BORIS KLETSKIN (May 5, 1875-September 17, 1937)
He was a
book publisher, born in Horodishtsh (Gorodishche), Byelorussia. He came from an aristocratic, wealthy family
which moved to Vilna in 1885. He was one
of the founders of the “Zhargonishe komitetn” (Jargon [Yiddish] committees) to
disseminate Yiddish literature among Jewish laborers, establish libraries, and
publish popular scientific and fictional pamphlets and books. He was active in the Bund, helped establish
its periodicals Veker (Alarm) and Folkstsaytung (People’s newspaper) and
the press “Di velt” (The world). Around
1910 he founded the Vilna publisher B. A. Kletskin, which took over the monthly
Di yudishe velt (The Jewish world)
and published Der pinkes (The record)
in 1912 and the first Yiddish children’s magazine, Di grininke beymelekh (Little green trees). During WWI he lived in various cities,
returning to Vilna in 1919, and he revived the interrupted work of the press
which in 1925 was transferred to Warsaw.
There he published Literarishe
bleter (Literary leaves), Yidishe
teater (Yiddish theater) edited by M. Vaykhert, and the revived (1928) Di yudishe velt.
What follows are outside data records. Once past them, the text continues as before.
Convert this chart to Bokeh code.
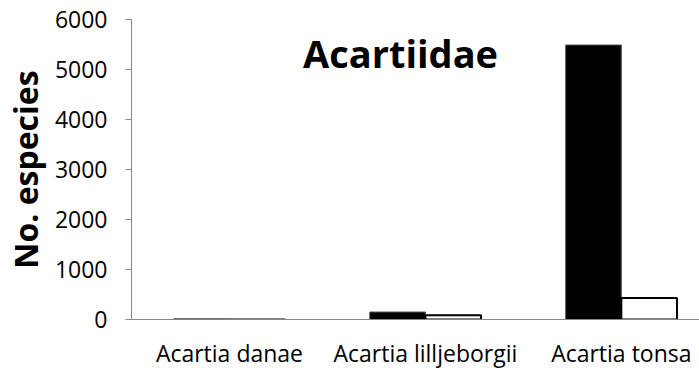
from bokeh.plotting import figure
from bokeh.models import Label, FixedTicker, Range1d
from bokeh.embed import file_html
from bokeh.resources import INLINE

categories = ["Acartia danae", "Acartia lilljeborgii", "Acartia tonsa"]
series_black = [15, 150, 5490]
series_white = [0, 85, 430]
y_ticks = [0, 1000, 2000, 3000, 4000, 5000, 6000]
title_text = "Acartiidae"
y_label = "No. especies"

FONT = "Open Sans"
bar_w = 0.284
centers = [i + 0.5 for i in range(len(categories))]

p = figure(width=699, height=374, output_backend="svg", toolbar_location=None,
           x_range=Range1d(0, 2.899), y_range=Range1d(0, 6000),
           min_border_left=129, min_border_right=0, min_border_top=19,
           min_border_bottom=55)
p.outline_line_color = None
p.grid.visible = False
p.background_fill_color = "white"

p.vbar(x=[c - bar_w / 2 for c in centers], top=series_black, width=bar_w,
       fill_color="black", line_color="#555555", line_width=1)
p.vbar(x=[c + bar_w / 2 for c in centers], top=series_white, width=bar_w,
       fill_color="white", line_color="black", line_width=2)

# y axis
ya = p.yaxis[0]
ya.ticker = FixedTicker(ticks=y_ticks)
ya.axis_line_color = "#868686"
ya.major_tick_line_color = "#868686"
ya.major_tick_out = 6
ya.major_tick_in = 0
ya.minor_tick_line_color = None
ya.major_label_text_font = FONT
ya.major_label_text_font_size = "23px"
ya.major_label_text_color = "black"
ya.major_label_standoff = 18
ya.axis_label = y_label
ya.axis_label_text_font = FONT
ya.axis_label_text_font_style = "bold"
ya.axis_label_text_font_size = "32px"
ya.axis_label_text_color = "black"
ya.axis_label_standoff = 5

# x axis
xa = p.xaxis[0]
xa.ticker = FixedTicker(ticks=centers)
xa.major_label_overrides = {c: n for c, n in zip(centers, categories)}
xa.axis_line_color = "#868686"
xa.major_tick_line_color = None
xa.minor_tick_line_color = None
xa.major_label_text_font = FONT
xa.major_label_text_font_size = "23px"
xa.major_label_text_color = "black"
xa.major_label_standoff = 11

p.add_layout(Label(x=1.373, y=5340, text=title_text, text_align="center",
                   text_baseline="alphabetic", text_font=FONT,
                   text_font_style="bold", text_font_size="38px",
                   text_color="black"))

open("out.html", "w").write(file_html(p, INLINE))
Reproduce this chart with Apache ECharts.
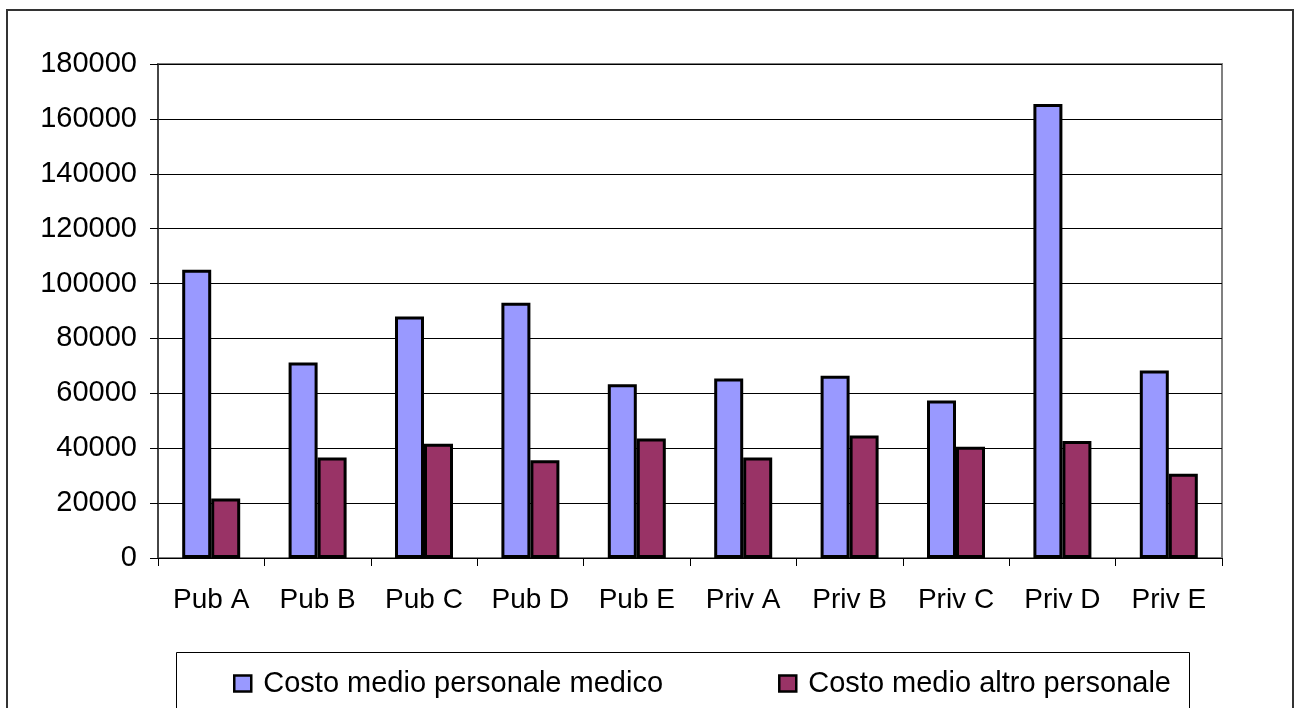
<!DOCTYPE html>
<html>
<head>
<meta charset="utf-8">
<script src="https://cdn.jsdelivr.net/npm/echarts@6/dist/echarts.min.js"></script>
<style>
  html, body { margin: 0; padding: 0; background: #fff; }
  #chart { width: 1294px; height: 708px; }
</style>
</head>
<body>
<div id="chart"></div>
<script>
// dati
const categories = ["Pub A", "Pub B", "Pub C", "Pub D", "Pub E", "Priv A", "Priv B", "Priv C", "Priv D", "Priv E"];
const costoMedico = [105000, 71200, 88000, 93000, 63300, 65400, 66400, 57400, 165400, 68300];
const costoAltro = [21700, 36600, 41600, 35600, 43500, 36600, 44600, 40500, 42600, 30700];
const seriesNames = ["Costo medio personale medico", "Costo medio altro personale"];
const yMax = 180000;
const yStep = 20000;

const FONT = "'Liberation Sans', Arial, sans-serif";

const myChart = echarts.init(document.getElementById("chart"));
const option = {
  animation: false,
  color: ["#9999FF", "#993366"],
  textStyle: { fontFamily: FONT },
  graphic: [
    {
      // cornice esterna
      type: "rect",
      shape: { x: 7, y: 10, width: 1286, height: 720 },
      style: { fill: "none", stroke: "#333", lineWidth: 2 },
      silent: true,
    },
    {
      // riquadro legenda
      type: "rect",
      shape: { x: 176.5, y: 652.5, width: 1013, height: 80 },
      style: { fill: "none", stroke: "#000", lineWidth: 1 },
      silent: true,
    },
  ],
  legend: {
    left: 228,
    top: 664,
    icon: "rect",
    itemWidth: 17,
    itemHeight: 16,
    itemGap: 115,
    textStyle: { fontSize: 29, color: "#000", fontFamily: FONT, padding: [0, 0, 0, 7] },
    itemStyle: { borderColor: "#000", borderWidth: 2.5 },
    data: seriesNames,
  },
  grid: {
    left: 158,
    right: 72,
    top: 64,
    bottom: 150,
    show: true,
    borderColor: "#808080",
    borderWidth: 2,
  },
  xAxis: {
    type: "category",
    data: categories,
    axisLine: { show: true, lineStyle: { color: "#000", width: 1 } },
    axisTick: { show: true, length: 8, lineStyle: { color: "#000" } },
    axisLabel: { color: "#000", fontSize: 28, fontFamily: FONT, margin: 28 },
    splitLine: { show: false },
  },
  yAxis: {
    type: "value",
    min: 0,
    max: yMax,
    interval: yStep,
    axisLine: { show: true, lineStyle: { color: "#333", width: 1.5 } },
    axisTick: { show: true, length: 8, lineStyle: { color: "#000" } },
    axisLabel: {
      color: "#000",
      fontSize: 29,
      fontFamily: FONT,
      margin: 21,
      formatter: (v) => String(v),
    },
    splitLine: { show: true, lineStyle: { color: "#000", width: 1 } },
  },
  series: [
    {
      name: seriesNames[0],
      type: "bar",
      barWidth: 29,
      barGap: "0%",
      itemStyle: { borderColor: "#000", borderWidth: 3 },
      data: costoMedico,
    },
    {
      name: seriesNames[1],
      type: "bar",
      barWidth: 29,
      barGap: "0%",
      itemStyle: { borderColor: "#000", borderWidth: 3 },
      data: costoAltro,
    },
  ],
};
myChart.setOption(option);
window.addEventListener("resize", () => {
  myChart.resize();
});
</script>
</body>
</html>
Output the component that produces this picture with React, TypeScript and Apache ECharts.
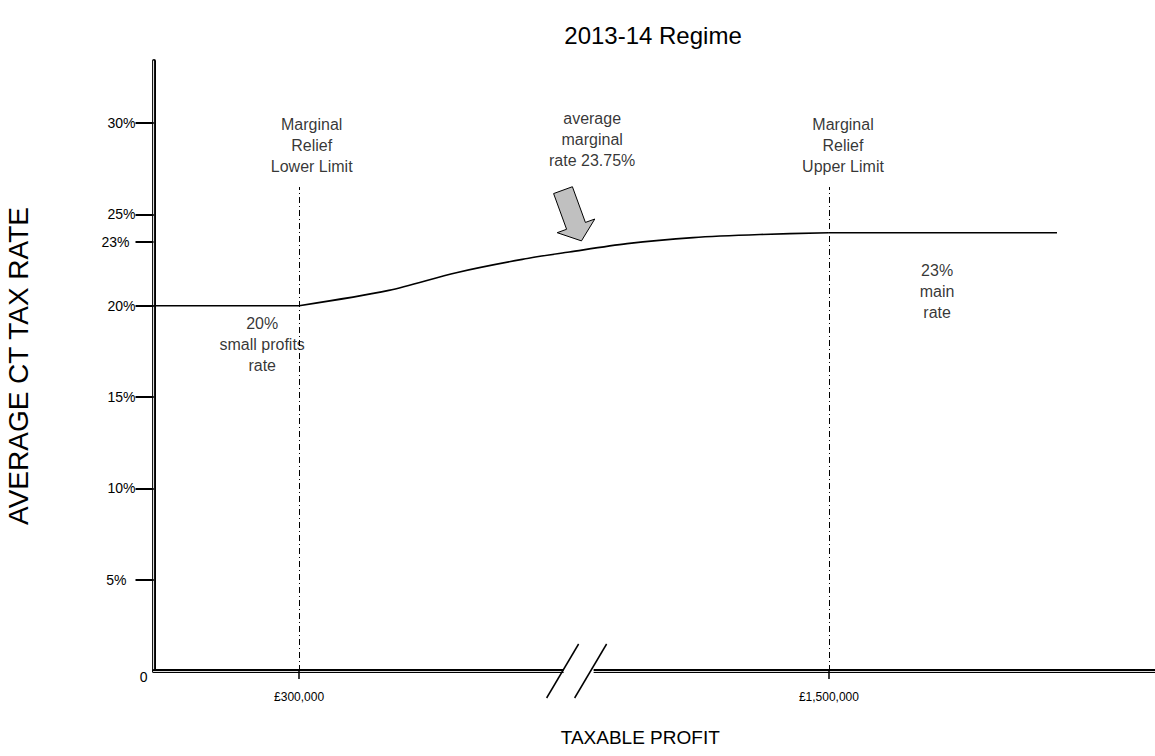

In the 1920s and 1930s, Kletskin Publishers
brought out hundreds of Yiddish works of fiction and scholarship, as well as
translations from world literature. “Kletskin
financed Yiddish literature,” wrote Meylekh Ravitsh, “and at times with such
ease that it seemed as though he maintained it all himself.” He died in Vilna.
Kletskin (left)
with Jakub Dinezon
Sources: Zalmen Reyzen, Leksikon, vol. 3; Meylekh Ravitsh, in Literarishe bleter (Warsaw) (November 27, 1936), in a series of
articles; Vilner tog (Vilna)
(September 19, 1937); Zusman Segalovitsh, Tlomatske
13, fun farbrente nekhtn (13 Tłomackie St., of zealous nights) (Buenos Aires: Central Association of
Polish Jews in Argentina, 1946), p. 124; Y. Sh. Herts, Doyres bundistn (Generations of
Bundists), vol. 3 (New York, 1968); Yeshurin archive, YIVO (New York).